The labor crisis we face today is every bit as threatening to worker spirit and morale, and to national fiber, as the one that confronted Roosevelt when he took office. UI is not enough. Today’s unemployed are no different from their predecessors. They want to work and be paid for it. Converting every UI check into a check for work done on projects the country desperately needs and can take pride in ought to be our national goal.
The WPA transformed the physical face of the country, leaving a visible legacy that benefits all Americans to this day. Roads, schools, bridges and dams. Think of the Cow Palace in San Francisco, LaGuardia Airport in New York City, the Timberline Lodge in Oregon, the Outer Drive Bridge on Chicago’s Lake Shore Drive, and the River Walk in San Antonio.
The President must press Congress for WPA II. It is not only too dangerous to the country to wait and see if steps already taken prove adequate. Facing human misery on such a grand scale, with the path to relief clear, failure to act becomes the policy of a cruel and uncivilized nation. Even if a genius of Harry Hopkins’ caliber could be found, it would take the better part of a year to establish the agency, identify worthwhile projects and deploy workers to carry them forward. Given the frightening forecasts and growing tales of human suffering, we need to act now.
The $787 billion American Recovery and Reinvestment Act, enacted in 2009 and known simply as the stimulus, allotted only $72 billion, less than 10 percent, to infrastructure projects. This was a huge opportunity to marry the needs of a swelling tide of unemployed to the country’s rapidly growing need for investment in its infrastructure, including, among other priorities, road building and repair, clean water supply, enhancement of the electrical grid, repair of bridges, dams and levees.

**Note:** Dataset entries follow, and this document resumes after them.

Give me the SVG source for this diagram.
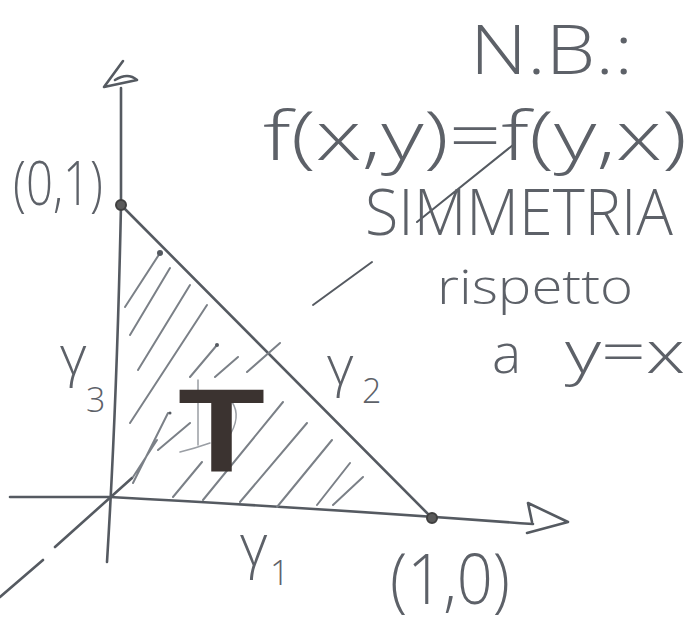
<svg xmlns="http://www.w3.org/2000/svg" width="697" height="628" viewBox="0 0 697 628">
<style>
.pen{fill:none;stroke:#555a61;stroke-width:2.6;stroke-linecap:round;stroke-linejoin:round}
.hat{fill:none;stroke:#7b8087;stroke-width:2;stroke-linecap:round}
.faint{fill:none;stroke:#9a9ea4;stroke-width:1.5;stroke-linecap:round}
.txt{font-family:"Open Sans","Lato","Liberation Sans",sans-serif;font-weight:300;fill:#5d6168}
.pt{fill:#5a5a5a;stroke:#3f3f3f;stroke-width:2}
</style>
<rect width="697" height="628" fill="#ffffff"/>
<g id="axes">
<path class="pen" d="M121,88 L121,205 Q117,400 107,562"/>
<path class="pen" d="M123,61 L104,87 L137,80 Q128,72 115,80"/>
<path class="pen" d="M10,497 L110,497 Q300,507 533,524"/>
<path class="pen" d="M528,503 L568,522 L527,533 M528,503 L532,522"/>
<path class="pen" d="M0,597 L43,560 M55,547 L132,478"/>
</g>
<g id="triangle">
<path class="pen" d="M121,205 L432,518"/>
<circle class="pt" cx="121" cy="205" r="5"/>
<circle class="pt" cx="432" cy="518" r="5"/>
</g>
<g id="hatching">
<path class="hat" d="M125,307 L160,253 M130,335 L170,268 M138,370 L190,285 M130,423 L207,305 M133,483 L168,413 M158,450 L190,423 M133,477 L157,440 M190,377 L217,345 M215,377 L238,357 M247,372 L280,343 M173,497 L202,462 M203,500 L283,402 M240,502 L307,423 M277,507 L332,440 M317,505 L350,463 M333,505 L363,477"/>
<circle cx="160" cy="253" r="3" fill="#555a61"/>
<circle cx="217" cy="345" r="2" fill="#555a61"/>
<circle cx="170" cy="413" r="1.5" fill="#555a61"/>
</g>
<g id="strokes">
<path class="pen" d="M417,222 L513,145" style="stroke-width:2"/>
<path class="pen" d="M313,305 L372,262" style="stroke-width:2"/>
<path class="faint" d="M198,380 L198,445 M180,452 Q196,448 210,443 M232,402 Q242,417 228,438"/>
</g>
<g id="labels">
<text class="txt" x="470" y="74" font-size="68" textLength="163" lengthAdjust="spacingAndGlyphs">N.B.:</text>
<text class="txt" x="263" y="160" font-size="68" textLength="424" lengthAdjust="spacingAndGlyphs">f(x,y)=f(y,x)</text>
<text class="txt" x="365" y="235" font-size="64" textLength="308" lengthAdjust="spacingAndGlyphs">SIMMETRIA</text>
<text class="txt" x="437" y="304" font-size="48" textLength="196" lengthAdjust="spacingAndGlyphs">rispetto</text>
<text class="txt" x="492" y="373" font-size="55">a</text>
<text class="txt" x="565" y="373" font-size="58" textLength="120" lengthAdjust="spacingAndGlyphs">y=x</text>
<text class="txt" x="13" y="205" font-size="60" textLength="90" lengthAdjust="spacingAndGlyphs">(0,1)</text>
<text class="txt" x="390" y="604" font-size="70" textLength="120" lengthAdjust="spacingAndGlyphs">(1,0)</text>
<text class="txt" x="60" y="375" font-size="56">γ</text>
<text class="txt" x="86" y="412" font-size="34">3</text>
<text class="txt" x="327" y="385" font-size="56">γ</text>
<text class="txt" x="362" y="403" font-size="34">2</text>
<text class="txt" x="240" y="566" font-size="58">γ</text>
<text class="txt" x="270" y="585" font-size="34">1</text>
<text x="178" y="472" font-size="118" font-weight="bold" textLength="87" lengthAdjust="spacingAndGlyphs" style="font-family:'Liberation Sans','DejaVu Sans',sans-serif;fill:#3b3330">T</text>
</g>
</svg>
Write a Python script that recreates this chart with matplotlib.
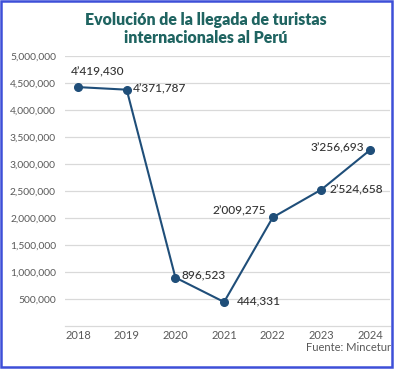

Through government, the public pays for infrastructure, whether before failures occur, or afterwards. It also doles out UI checks while recipients remain idle, eager to work. The President could yoke these two national goals together and, through a new WPA II, design a single solution to address them both. In so doing, the President could begin to restore among its citizens the pride in government they have steadily lost in recent decades. In 2009, the stimulus package missed this opportunity. Now, in 2011, it would be beyond the normal bounds of tragedy to miss it again.